- Simplified Chinese: 刘伟宏
- Traditional Chinese: 劉偉宏

Standard Mandarin
- Hanyu Pinyin: Liú Wèihóng
- Wade–Giles: Liu Wei-hung

= Ruby Liu =

Chinese property investment manager

Liu Weihong, also known as Ruby Liu, is a Chinese property investment manager and owner of three shopping malls and a golf course in British Columbia, Canada. As of June 2025, she was in the process of acquiring the leases for 28 permanently closed Hudson's Bay Company stores in order to set up her own department store chain.

Liu moved to Canada from China in 2014. Liu became a permanent resident of Canada in 2017. She was reported in 2025 to be a billionaire.

==Company==
Ruby Liu Commercial Investment Corporation (RLCIC), a company based in Richmond, British Columbia according to official paperwork, has a subsidiary called Central Walk, a real estate investment firm based in Nanaimo. As of 2025, Ruby Liu was the chairwoman of Central Walk; Linda Qin was its chief executive officer.

As of May 2025, Liu owned three shopping malls as well as Arbutus Ridge Golf Course. According to its website, Central Walk also owned a number of assets in Southeast Asia.

==Shopping centres==
Central Walk has three shopping centres all in British Columbia.

Shopping centres owned by Central Walk
| Centre | Location | Year acquired | Property value | Square footage |
|---|---|---|---|---|
| Mayfair Shopping Centre | Victoria | 2021 | $242.57 million | 518,748 |
| Tsawwassen Mills | Delta | 2022 | $407 million | 1.2 million |
| Woodgrove Centre | Nanaimo | 2020 | $230 million | 775,000 |

In 2019, Liu sold the Central Walk Shopping Mall in Shenzhen to Hong Kong's Link Real Estate Investment Trust for more than $1 billion.

Liu had paid $858 million for all three of her British Columbia shopping centres, which she had purchased from Ivanhoé Cambridge Inc., a division of Caisse de dépôt et placement du Québec. In April 2025, Central Walk listed Woodgrove Centre, Vancouver Island's largest shopping mall, for sale.

==Department stores==

In early 2025, the Hudson's Bay Company announced it would be permanently closing all its department stores across Canada, liquidating their contents and auctioning off their commercial leases at various shopping malls. At the end of April 2025, Ruby Liu placed to bid, along with a deposit, for the leases of 28 HBC stores located in British Columbia, Alberta, and Ontario in order to launch a new department store chain in these locations. The bid included at least one former Saks Off 5th store owned by HBC.

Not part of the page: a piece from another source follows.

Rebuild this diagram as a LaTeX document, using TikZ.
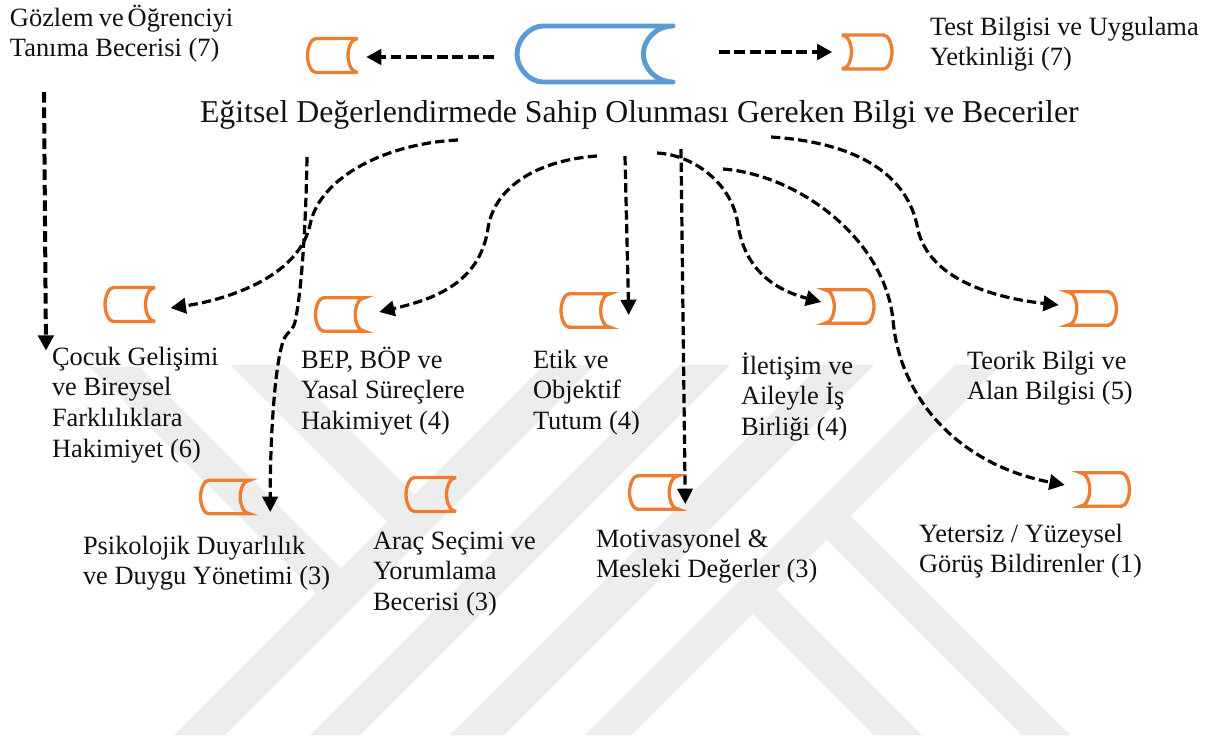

Liu would use her name, Ruby Liu, to brand her stores, along with a ruby-shaped graphic. She would offer apparel, jewelry and makeup, and provide entertainment and dining facilities, areas for cosplay and children's play spaces, if permitted by the purchased store lease agreement. She hoped to have 20 of the stores operating within 180 days of acquiring the leases. She estimates she would need 2,500 to 3,000 employees to open, and was in contact with former Bay employees including store managers.

By 23 May 2025, Liu became the successful bidder for 28 Hudson's Bay store leases, pending either landlord or court approval. However, landlords for 23 of the leases objected to the Liu bids as they felt Liu had an insufficient business plan, insufficient financing for store maintenance and a lack of experience in retail store operations as opposed to shopping centre management. On 23 June, the court approved Liu's acquisition of 3 leases where Liu's company was the landlord. By 26 June, Liu took possession of one of the smallest stores she made a bid on, a former Saks Off 5th store at Tsawwassen Mills. On 24 October, the court sided with landlords and rejected Liu's bid to acquire the 23 disputed store leases.